Ex parte Bice

CATES, Judge.

This is an original proceeding asking that we “take whatever action [is] necessary to set the record straight.”

The prayer in the application relates to the denial of relief by way of habeas corpus in the Circuit Court of Montgomery County. The petitioner states that he gave notice of appeal. The Attorney General, saying in effect that this notice was given irregularly in that it was taken by way of a letter written to the judge instead of being addressed to the circuit court, moves to strike the application.

The petitioner, while on parole from the Alabama penitentiary, left the State without permission, was arrested in Florida, convicted, and sentenced to 300 days in the Dade County jail. The allegations are not clear as to what steps the State of Alabama took thereafter, though, it seems to be implied that the petitioner was not brought back by Alabama officers.

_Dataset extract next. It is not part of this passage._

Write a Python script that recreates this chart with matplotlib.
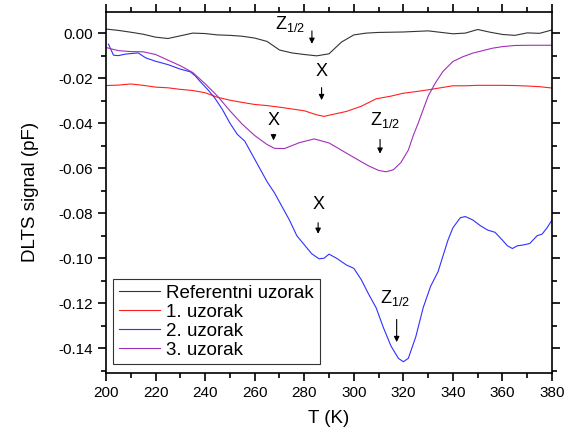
import matplotlib
matplotlib.use('Agg')
import matplotlib.pyplot as plt
from matplotlib.ticker import MultipleLocator

plt.rcParams['font.family'] = ['Liberation Sans', 'DejaVu Sans']
plt.rcParams['mathtext.fontset'] = 'custom'
plt.rcParams['mathtext.rm'] = 'Liberation Sans'

# Referentni uzorak
t_ref = [200, 205, 210, 215, 220, 225, 230, 235, 240, 245, 250, 255, 260, 265, 270, 275, 280,
         285, 290, 295, 300, 305, 310, 320, 330, 340, 345, 350, 355, 360, 365, 370, 375, 380]
s_ref = [0.0018, 0.0012, 0.0004, -0.0005, -0.0018, -0.0024, -0.0012, 0.0, -0.0002, -0.0008,
         -0.001, -0.0014, -0.0022, -0.0037, -0.0075, -0.0088, -0.0095, -0.0101, -0.0092, -0.004,
         -0.0008, 0.0, 0.0003, 0.0005, 0.001, -0.0003, 0.0, 0.0016, 0.0004, -0.0006, -0.001,
         0.0001, -0.0001, 0.0014]

# 1. uzorak
t_1 = [200, 205, 210, 215, 220, 225, 230, 235, 240, 245, 250, 255, 260, 265, 270, 275, 280,
       285, 288, 292, 297, 303, 309, 315, 320, 325, 330, 335, 340, 345, 350, 355, 360, 365,
       370, 375, 380]
s_1 = [-0.0233, -0.0231, -0.0226, -0.0232, -0.0240, -0.0243, -0.0250, -0.0255, -0.0265,
       -0.0285, -0.0298, -0.0308, -0.0317, -0.0322, -0.0329, -0.0337, -0.0345, -0.0363, -0.0370,
       -0.0360, -0.0348, -0.0325, -0.0292, -0.0280, -0.0267, -0.0260, -0.0252, -0.0243, -0.0234,
       -0.0234, -0.0232, -0.0232, -0.0232, -0.0233, -0.0235, -0.0238, -0.0244]

# 2. uzorak
t_2 = [201, 203, 205, 208, 213, 216, 220, 225, 230, 234, 236, 238, 241, 244, 247, 250, 253,
       256, 259, 262, 265, 268, 271, 274, 277, 280, 283, 286, 288, 290, 293, 297, 300, 303, 306,
       309, 312, 315, 318, 320, 322, 325, 328, 331, 334, 336, 338, 340, 343, 345, 348, 351, 354,
       357, 360, 362, 364, 366, 368, 371, 374, 376, 378, 380]
s_2 = [-0.0049, -0.0098, -0.0100, -0.0093, -0.0088, -0.0110, -0.0125, -0.0140, -0.0160,
       -0.0172, -0.0190, -0.0215, -0.0250, -0.0290, -0.0340, -0.0400, -0.0450, -0.0480, -0.0540,
       -0.0600, -0.0660, -0.0710, -0.0770, -0.0830, -0.0900, -0.0940, -0.0980, -0.1003, -0.1000,
       -0.0982, -0.1000, -0.1030, -0.1045, -0.1095, -0.1160, -0.1220, -0.1310, -0.1390, -0.1445,
       -0.1460, -0.1445, -0.1350, -0.1220, -0.1125, -0.1060, -0.0990, -0.0920, -0.0865, -0.0820,
       -0.0815, -0.0830, -0.0855, -0.0875, -0.0885, -0.0920, -0.0945, -0.0957, -0.0945, -0.0942,
       -0.0935, -0.0900, -0.0893, -0.0865, -0.0830]

# 3. uzorak
t_3 = [200, 205, 210, 215, 220, 225, 230, 235, 240, 245, 250, 255, 260, 265, 268, 272, 278,
       284, 290, 297, 302, 306, 310, 313, 316, 319, 322, 324, 326, 328, 330, 333, 336, 340, 344,
       348, 352, 356, 360, 365, 370, 375, 380]
s_3 = [-0.0064, -0.0078, -0.0082, -0.0083, -0.0095, -0.0120, -0.0145, -0.0175, -0.0225,
       -0.0280, -0.0345, -0.0405, -0.0455, -0.0495, -0.0512, -0.0513, -0.0487, -0.0470, -0.0488,
       -0.0533, -0.0565, -0.0590, -0.0610, -0.0616, -0.0607, -0.0575, -0.0520, -0.0455, -0.0400,
       -0.0340, -0.0280, -0.0220, -0.0170, -0.0126, -0.0105, -0.0089, -0.0078, -0.0067, -0.0060,
       -0.0055, -0.0054, -0.0054, -0.0054]

labels = ['Referentni uzorak', '1. uzorak', '2. uzorak', '3. uzorak']
colors = ['#333333', '#ff2020', '#3030ff', '#a030b8']

# peak labels: (text, text position, arrow tail, arrow tip)
peaks = [
    (r'Z$_{\mathregular{1/2}}$', (274.3, 0.0040), (283.1, 0.0022), (283.1, -0.0060)),
    ('X', (287.0, -0.0172), (287.0, -0.0230), (287.0, -0.0310)),
    ('X', (267.6, -0.0390), (267.6, -0.0437), (267.6, -0.0489)),
    (r'Z$_{\mathregular{1/2}}$', (312.6, -0.0385), (310.6, -0.0460), (310.6, -0.0548)),
    ('X', (285.6, -0.0763), (285.6, -0.0830), (285.6, -0.0904)),
    (r'Z$_{\mathregular{1/2}}$', (316.6, -0.1176), (317.3, -0.1260), (317.3, -0.1385)),
]

fig = plt.figure(figsize=(5.74, 4.34), dpi=100)
ax = fig.add_axes([0.1847, 0.1406, 0.7770, 0.8329])

for t, s, lab, c in zip([t_ref, t_1, t_2, t_3], [s_ref, s_1, s_2, s_3], labels, colors):
    ax.plot(t, s, color=c, lw=0.8, label=lab)

for txt, tp, tail, tip in peaks:
    ax.text(tp[0], tp[1], txt, fontsize=13, ha='center', va='center')
    ax.annotate('', xy=tip, xytext=tail,
                arrowprops=dict(arrowstyle='-|>', color='k', lw=0.8, mutation_scale=8))

ax.set_xlim(200, 380)
ax.set_ylim(-0.151, 0.0096)
ax.xaxis.set_major_locator(MultipleLocator(20))
ax.xaxis.set_minor_locator(MultipleLocator(10))
ax.yaxis.set_major_locator(MultipleLocator(0.02))
ax.yaxis.set_minor_locator(MultipleLocator(0.01))
ax.yaxis.set_major_formatter(matplotlib.ticker.FormatStrFormatter('%.2f'))
ax.tick_params(which='both', direction='out', top=True, right=True, labelsize=11, width=1.2)
ax.tick_params(which='major', length=6)
ax.tick_params(which='minor', length=3.5)
for sp in ax.spines.values():
    sp.set_linewidth(1.2)

ax.set_xlabel('T (K)', fontsize=13.5, labelpad=7)
ax.set_ylabel('DLTS signal (pF)', fontsize=13.5, labelpad=14)

leg = ax.legend(loc='lower left', bbox_to_anchor=(0.0157, 0.024), borderaxespad=0,
                fontsize=13.5, fancybox=False, framealpha=1, edgecolor='#333333',
                handlelength=2.2, handletextpad=0.35, labelspacing=0.1, borderpad=0.3)
leg.get_frame().set_linewidth(0.8)

fig.savefig('out.png', dpi=100)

Two years after release from the Florida sentence, in consequence of petitioner’s having been arrested on another charge in Birmingham, he was returned to Kilby Prison. Presumably, this return was ratified by order of a parole court, Code 1940, T. 42, § 12, requiring him to serve the remainder of the sentence on which he had been paroled. The record is not clear as to what disposition was made of the charge of the subsequent offense which led to his arrest in Birmingham.

Under the Fourteenth Amendment to the Constitution of the United States, it would seem that the parole authorities of a state may not, conformably with due process, dangle a suspended sentence, like the sword of Damocles, over a man’s head to *549be let fall upon a mere whim or caprice. There is substantial authority that the waiver of a clear cut right to revoke a parole which is based on the mere disinclination to go to another state to extradite the man is this form of arbitrary action. United States ex rel. Howard v. Ragen, D.C., 59 F.Supp. 374; Greene v. Michigan Dept. of Corrections, 6 Cir., 315 F.2d 546; Colin v. Bannon, 337 Mich. 491, 60 N.W.2d 431.

Consideration of § 30 of the Alabama Constitution forbidding exile is not appropriate. See Anno. 60 A.L.R. 1410, at 1415. Here Bice banished himself.

We are not prepared, on the basis of the application before us, to say that the Pardon and Parole Board of Alabama, in neglecting to bring Bice back from Florida upon a clear cut violation of the terms of his parole, waives this right to declare him delinquent. There is no allegation that the board knew that Bice would be unconditionally released by the Dade County, Florida, authorities. See In re Cammarata’s Petition, 341 Mich. 528, 67 N.W.2d 677.

Also, we are not advised that even if the board did know that Bice was about to be discharged unconditionally from the Dade County jail, the running of “live time” against Bice’s then unexpired Alabama sentence would now entitle him to freedom because the term would have run. Colin v. Bannon, supra.

But, at all events, we consider that the State’s motion to strike is not well taken. The State, unless there is further pleading, should advise the court as to whether' or not the petitioner’s habeas corpus action in the Montgomery Circuit Court is to be brought up here by way of appeal and processed in accordance with Acts 525 and 526, approved September 16, 1963, Laws 1963, pp. 1129, 1136, or whether the instant petition should be dismissed without prejudice to the petitioner’s filing a subsequent application for the writ in the Montgomery Circuit court.

Motion to strike is denied and respondent given ten days to plead further.